In government, bureaucrats do not invest in skills directed at serving customers but in political conniving, game playing, and manipulation of the public with lies and deceptions. As Murray Rothbard once said, a “master politician” is a masterful liar, conniver, and manipulator.
Since there are no profits and losses in an accounting sense in government, only budgets, profit sharing does not occur and is illegal. Government bureaucrats cannot bring home a share of the “profits,” but they can and do spend some percentage of their budgets on perquisites, especially a large staff. The top requirement for advancing to a bigger and better-paying job in government is having a “large” number of people working under you. The bigger the staff, the better is your case for getting that “bigger” job “managing” an even bigger horde of fellow bureaucrats – and at a higher pay grade. Thus, everything government does is overly labor intensive and costly. Government is a cost maximizer, not a cost minimizer as successful competitive businesses strive to be, with cost minimizing being the mirror image of profit maximization.
Because of civil service rules it is almost impossible to fire a poorly-performing – or catastrophically bumbling — government bureaucrat. Doing so is sure to lead to lawsuits by public employee unions with government agency managers being dragged into court for months or years. Instead, the biggest bumblers are bribed to leave by being offered bigger and better-paying jobs elsewhere. It is typical of urban public schools, for example, to take dysfunctional “teachers” out of the classroom and place them at higher salaries in the central administrative offices where they supposedly help to “administer” the entire school system!
At the end of every budget year every government bureaucracy goes on a spending binge with the objective of spending every last dime – on anything and everything. This occurs because every bureaucracy wants a bigger budget in the next budget year, and when it competes with other agencies for budget dollars its case before the appropriations committee will be impaired if it performed its functions this year with money left over.
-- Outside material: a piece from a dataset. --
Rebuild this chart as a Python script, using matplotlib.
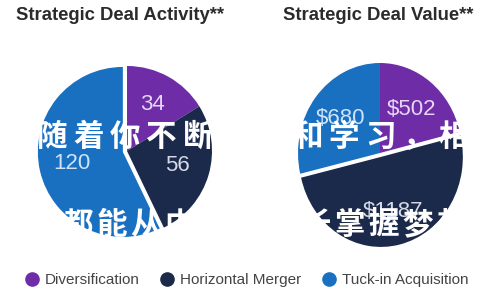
import matplotlib
matplotlib.use("Agg")
import matplotlib.pyplot as plt
from matplotlib.lines import Line2D

categories = ["Diversification", "Horizontal Merger", "Tuck-in Acquisition"]
colors = ["#6E2DA6", "#1B2A4A", "#1A70C0"]
label_colors = ["#E6D6F4", "#D5DAE6", "#CFE4F8"]

activity_values = [34, 56, 120]
activity_labels = ["34", "56", "120"]
value_values = [502, 1187, 680]
value_labels = ["$502", "$1187", "$680"]

titles = ["Strategic Deal Activity**", "Strategic Deal Value**"]

overlay_line1 = "随着你不断努力和学习，相"
overlay_line2 = "都能从中获得成长掌握梦想"

plt.rcParams['font.family'] = ['Liberation Sans', 'DejaVu Sans']

W, H, DPI = 500, 300, 100
fig = plt.figure(figsize=(W / DPI, H / DPI), dpi=DPI)
fig.patch.set_facecolor("white")


def pie_axes(cx, cy, rx, ry, half=115):
    # cx, cy in pixels from top-left; rx, ry radii in pixels
    ax = fig.add_axes([(cx - half) / W, (H - cy - half) / H, 2 * half / W, 2 * half / H])
    ax.axis("off")
    return ax, half / rx, half / ry


def draw(axinfo, values, labels, explode):
    ax, limx, limy = axinfo
    wedges, _, autotexts = ax.pie(
        values, colors=colors, startangle=90, counterclock=False,
        explode=explode, radius=1, autopct="%1.0f", pctdistance=0.62,
        wedgeprops=dict(linewidth=0), textprops=dict(fontsize=16))
    for t, lab, c in zip(autotexts, labels, label_colors):
        t.set_text(lab)
        t.set_color(c)
    ax.set_aspect("auto")
    ax.set_xlim(-limx, limx)
    ax.set_ylim(-limy, limy)


draw(pie_axes(127, 151, 85, 85), activity_values, activity_labels, [0, 0, 0.05])
draw(pie_axes(380, 153, 82, 90), value_values, value_labels, [0, 0.045, 0])

fig.text(120 / W, 1 - 16 / H, titles[0], ha="center", va="center",
         fontsize=13.3, fontweight="bold", color="#2B2B2B")
fig.text(378 / W, 1 - 16 / H, titles[1], ha="center", va="center",
         fontsize=13.3, fontweight="bold", color="#2B2B2B")

# white overlay text
cjk = ['Noto Sans CJK SC', 'DejaVu Sans']
for i, ch in enumerate(overlay_line1):
    fig.text((52 + i * 36.5) / W, 1 - 137 / H, ch, ha="center", va="center",
             fontsize=22, fontweight="bold", color="white", family=cjk, zorder=10)
for i, ch in enumerate(overlay_line2):
    fig.text((78 + i * 34) / W, 1 - 225 / H, ch, ha="center", va="center",
             fontsize=22, fontweight="bold", color="white", family=cjk, zorder=10)

handles = [Line2D([0], [0], marker="o", linestyle="", markersize=9.5,
                  markerfacecolor=c, markeredgecolor=c) for c in colors]
fig.legend(handles, categories, loc="center", bbox_to_anchor=(246 / W, 1 - 280 / H),
           ncol=3, frameon=False, fontsize=11, handletextpad=0.35,
           columnspacing=1.3, handlelength=1.0, labelcolor="#444444")

fig.savefig("out.png", dpi=DPI, facecolor="white")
The Washington Post once published a long article about how there is probably enough office furniture stored in warehouses in the D.C. area to furnish all the rest of the offices in America because of decades of this spending-binge-at-the-end-of-every-budget-year game by every single federal agency – and there are hundreds, if not thousands of them.
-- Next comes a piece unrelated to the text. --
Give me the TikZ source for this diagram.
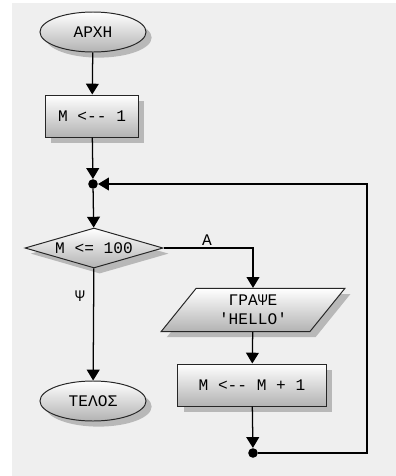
\documentclass[tikz,border=0pt]{standalone}
\usepackage{fontspec}
\setmainfont{Liberation Mono}[Ligatures=TeXOff]
\usetikzlibrary{shapes.geometric,shadows,arrows.meta}

\begin{document}
\begin{tikzpicture}[x=0.025cm,y=-0.025cm,font=\fontsize{11.5}{13.5}\selectfont,
  shade/.style={draw=black!85,line width=0.7pt,top color=white,bottom color=black!30,
    drop shadow={shadow xshift=0.14cm,shadow yshift=-0.14cm,fill=black!28,opacity=1}},
  endnode/.style={shade,ellipse,minimum width=2.65cm,minimum height=1cm,inner sep=0},
  procnode/.style={shade,rectangle,minimum height=1.05cm,inner sep=0},
  testnode/.style={shade,diamond,shape aspect=3.45,minimum width=3.45cm,minimum height=1cm,inner sep=0},
  ionode/.style={shade,trapezium,trapezium left angle=55,trapezium right angle=125,
    trapezium stretches=true,minimum width=4.6cm,minimum height=1.08cm,inner sep=0,
    align=center},
  dotnode/.style={circle,fill=black,minimum size=0.24cm,inner sep=0},
  arr/.style={line width=0.9pt,-{Triangle[width=0.32cm,length=0.27cm]}}]
\useasboundingbox (0,0) rectangle (396,476);
\definecolor{paper}{HTML}{EFEFEF}
\fill[paper] (12,3) rectangle (396,476);
\node[endnode] (start) at (93,32) {ΑΡΧΗ};
\node[procnode,minimum width=2.33cm] (init) at (92,116) {M <-- 1};
\node[dotnode] (j1) at (93,184) {};
\node[testnode] (cond) at (94,248) {M <= 100};
\node[ionode] (out) at (253,310) {ΓΡΑΨΕ\\'HELLO'};
\node[procnode,minimum width=3.7cm] (inc) at (252,385) {M <-- M + 1};
\node[dotnode] (j2) at (253,453) {};
\node[endnode] (stop) at (93,401) {ΤΕΛΟΣ};
\coordinate (rt) at (367,184);
\node (yes) at (207,240) {Α};
\node (no) at (80,296) {Ψ};
\draw[arr] (start) -- (init);
\draw[arr] (init) -- (j1);
\draw[arr] (j1) -- (cond);
\draw[arr] (cond.east) -| (out.north);
\draw[arr] (cond) -- (stop);
\draw[arr] (out) -- (inc);
\draw[arr] (inc) -- (j2);
\draw[arr] (j2) -| (rt) -- (j1);
\end{tikzpicture}
\end{document}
Ludwig von Mises wrote in Bureaucracy that no one wants to be called a “bureaucrat” or his methods “bureaucratic.” Government bureaucrats understand this as much as anyone since they, after all, live it day in and day out. They, more than anyone else, understand what a scam and a farce it is to talk of “government efficiency.” Government efficiency commissions are therefore worse than useless: They present the public with a false pretense that government can be reformed in a way that would make it more “efficient.” But as Murray Rothbard once tellingly said, if “business-like government” is desirable, why go through all the rigamarole of commissions and “reforms” at all? Why not just privatize government bureaucracies and make them genuine private businesses? And then abolish all the rest. That is the only way to make government more efficient. An efficiency commission or a Department of Government Efficiency would just be another dodge.